Aquaculture-raised pompano will be fed a diet developed from mullet byproducts in an effort to find more sustainable feed for fish in aquaculture, an important food source for people around the world. PROVIDED PHOTO
Aquaculture-raised pompano will be fed a diet developed from mullet byproducts in an effort to find more sustainable feed for fish in aquaculture, an important food source for people around the world. PROVIDED PHOTO

MANATEE -- One of Cortez's usually discarded fish, white roe mullet, now could open the floodgates for an empire.

The Healthy Earth-Gulf Coast: Sustainable Seafood System team won the Gulf Coast Community Foundation's first Innovation Challenge, the foundation announced Monday. The team, made up of scientists from Mote Marine Laboratory, Ed Chiles of the Chiles Group restaurants and Sarasota-based Healthy Earth, among other organizations, won $25,000 for their prototype phase of the grant process.

During the prototype phase, the team used the money to improve area fisheries -- an important step to gaining certification from the Marine Stewardship Council, which often opens up a pathway for selling to large or big-box retailers.

The Healthy Earth-Gulf Coast project hopes to "build a sustainable seafood industry with international distribution in the Sarasota-Manatee region while reviving a heritage fishing community and adding new jobs through a value-added processing plant," according to a Healthy Earth release. The project would mitigate negative environmental impacts of discarding white roe mullet while boosting local fishing communities' economies.

"Healthy Earth and our partners are committed to conserving Sarasota Bay fisheries, preventing the underutilization of mullet and building a billion-dollar sustainable seafood industry here on the Gulf Coast," said Chris Cogan, CEO of Healthy Earth and leader of the winning team.

The project can receive up to $375,000 in grant funds from the Gulf Coast Community Foundation since it won. How much the team will receive and what it will be used for isn't determined yet.

"We wanted to make sure from the beginning that there's a community benefit," said Greg Luberecki, spokesman for the Gulf Coast Community Foundation. "The intention and objective is to invest the full funds; it's a matter of the team sitting down with (Cogan) and setting milestones."
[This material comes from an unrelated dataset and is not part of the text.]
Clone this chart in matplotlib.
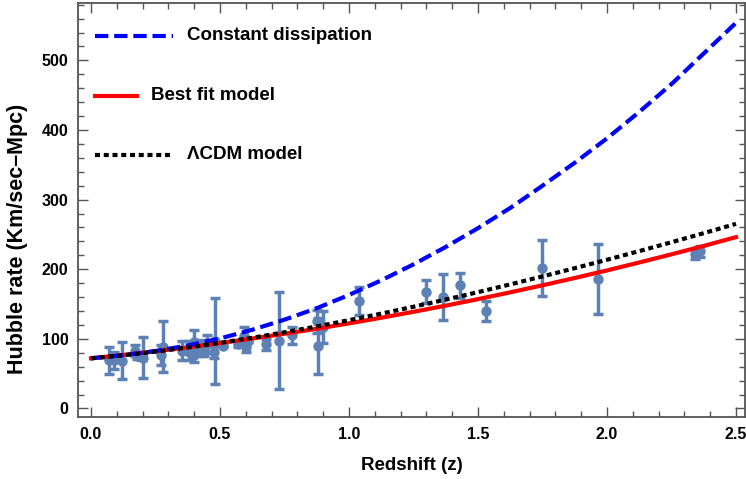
"""Hubble rate H(z) vs redshift: OHD data with three model curves."""
import matplotlib
matplotlib.use("Agg")
import matplotlib.pyplot as plt
from matplotlib.ticker import MultipleLocator

plt.rcParams["font.family"] = ["Liberation Sans", "DejaVu Sans"]
plt.rcParams["font.weight"] = "bold"

z_obs = [0.07, 0.09, 0.12, 0.17, 0.179, 0.199, 0.2, 0.27, 0.28, 0.352,
         0.38, 0.3802, 0.4, 0.4004, 0.4247, 0.43, 0.44, 0.4497, 0.4783, 0.48,
         0.51, 0.57, 0.593, 0.6, 0.61, 0.68, 0.73, 0.781, 0.875, 0.88,
         0.9, 1.037, 1.3, 1.363, 1.43, 1.53, 1.75, 1.965, 2.34, 2.36]
h_obs = [69, 69, 68.6, 83, 75, 75, 72.9, 77, 88.8, 83,
         81.5, 83, 95, 77, 87.1, 86.5, 82.6, 92.8, 80.9, 97,
         90.4, 92.4, 104, 87.9, 97.3, 92, 97.3, 105, 125, 90,
         117, 154, 168, 160, 177, 140, 202, 186.5, 222, 226]
h_err = [19.6, 12, 26.2, 8, 4, 5, 29.6, 14, 36.6, 14,
         1.9, 13.5, 17, 10.2, 11.2, 3.7, 7.8, 12.9, 9, 62,
         1.9, 4.5, 13, 6.1, 2.1, 8, 70, 12, 17, 40,
         23, 20, 17, 33.6, 18, 14, 40, 50.4, 7, 8]

# model curves, read at steps of 0.125 in z
z_mod = [0.0, 0.125, 0.25, 0.375, 0.5, 0.625, 0.75, 0.875, 1.0, 1.125, 1.25,
         1.375, 1.5, 1.625, 1.75, 1.875, 2.0, 2.125, 2.25, 2.375, 2.5]
h_const = [72, 76.4, 82.5, 90.5, 100.5, 113, 127.5, 144, 163, 184, 207,
           232, 259, 288, 320, 353, 388, 426, 466, 510, 554]
h_best = [72, 76.9, 82.1, 87.8, 93.9, 100.4, 107.3, 114.5, 122.2, 130.3, 138.8,
          147.7, 157.0, 166.8, 176.9, 187.4, 198.3, 209.7, 221.4, 233.5, 246.1]
h_lcdm = [72, 76.4, 81.6, 87.6, 94.2, 101.5, 109.4, 117.8, 126.8, 136.2, 146.1,
          156.4, 167.1, 178.2, 189.7, 201.5, 213.6, 226.0, 238.8, 251.8, 265.2]

legend_rows = [
    ("Constant dissipation", dict(color="blue", lw=3.0, dashes=(3.2, 1.4)), 0.142),
    ("Best fit model", dict(color="red", lw=3.0), 0.088),
    ("\u039bCDM model", dict(color="black", lw=3.0, dashes=(1.2, 0.9)), 0.142),
]

FRAME = "#555555"
PTS = "#5e81b5"

fig = plt.figure(figsize=(7.46, 4.79), dpi=100)
ax = fig.add_axes([0.105, 0.129, 0.8937, 0.8655])

ax.errorbar(z_obs, h_obs, yerr=h_err, fmt="o", color=PTS, ms=6.5, lw=2.5,
            capsize=3.3, capthick=2.5, zorder=2)
ax.plot(z_mod, h_best, **legend_rows[1][1], zorder=3)
ax.plot(z_mod, h_const, **legend_rows[0][1], zorder=4)
ax.plot(z_mod, h_lcdm, **legend_rows[2][1], zorder=5)

# hand-placed legend, like the in-plot one of the original
for (label, style, x_end), y in zip(legend_rows, [0.920, 0.775, 0.633]):
    ax.plot([0.025, x_end], [y, y], transform=ax.transAxes, **style)
    ax.text(x_end + 0.021, y, label, transform=ax.transAxes, va="center",
            ha="left", fontsize=13.5, fontweight="bold")

ax.set_xlim(-0.049, 2.535)
ax.set_ylim(-12.6, 583)
ax.xaxis.set_major_locator(MultipleLocator(0.5))
ax.xaxis.set_minor_locator(MultipleLocator(0.1))
ax.yaxis.set_major_locator(MultipleLocator(100))
ax.yaxis.set_minor_locator(MultipleLocator(20))
ax.xaxis.set_major_formatter(lambda v, p: f"{v:.1f}")
ax.tick_params(which="both", direction="in", top=True, right=True,
               color=FRAME, width=1.0, labelsize=11.5, pad=7)
ax.tick_params(which="major", length=7)
ax.tick_params(which="minor", length=4)
for lab in ax.get_xticklabels() + ax.get_yticklabels():
    lab.set_fontweight("bold")
for sp in ax.spines.values():
    sp.set_color(FRAME)
    sp.set_linewidth(1.3)

ax.set_xlabel("Redshift (z)", fontsize=13.5, fontweight="bold", labelpad=11)
ax.set_ylabel("Hubble rate (Km/sec\u2013Mpc)", fontsize=15.5, fontweight="bold")
ax.yaxis.set_label_coords(-0.076, 0.43)

fig.savefig("out.png", dpi=100)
Mote Marine Laboratory will conduct a research project through 2017 at Mote Aquaculture Park to test fish meal and oil derived from mullet byproducts as food for freshwater and saltwater fish as a part of the project. Mote scientists hope to start the project by spring 2016.

"Finding new, sustainable ways to feed aquaculture fish is critical for our future," said Kevan Main, a senior scientist at Mote and past president of the World Aquaculture Society. "We have to look at better utilizing products that are not being fully utilized now, such as the mullet from Cortez that are central to this project led by Healthy Earth."

The Healthy Earth-Gulf Coast team's plan fell in line with what Gulf Coast Community Foundation hopes to accomplish with this challenge.

"As a country, we import 90 percent of the seafood we consume, and here in Florida, we buy $2.6 billion of seafood from overseas every year. Healthy Earth-Gulf Coast has laid out a plan that addresses those imbalances, and we think the regional impact could be transformational," Mark Pritchett, CEO of Gulf Coast Community Foundation, said in a release.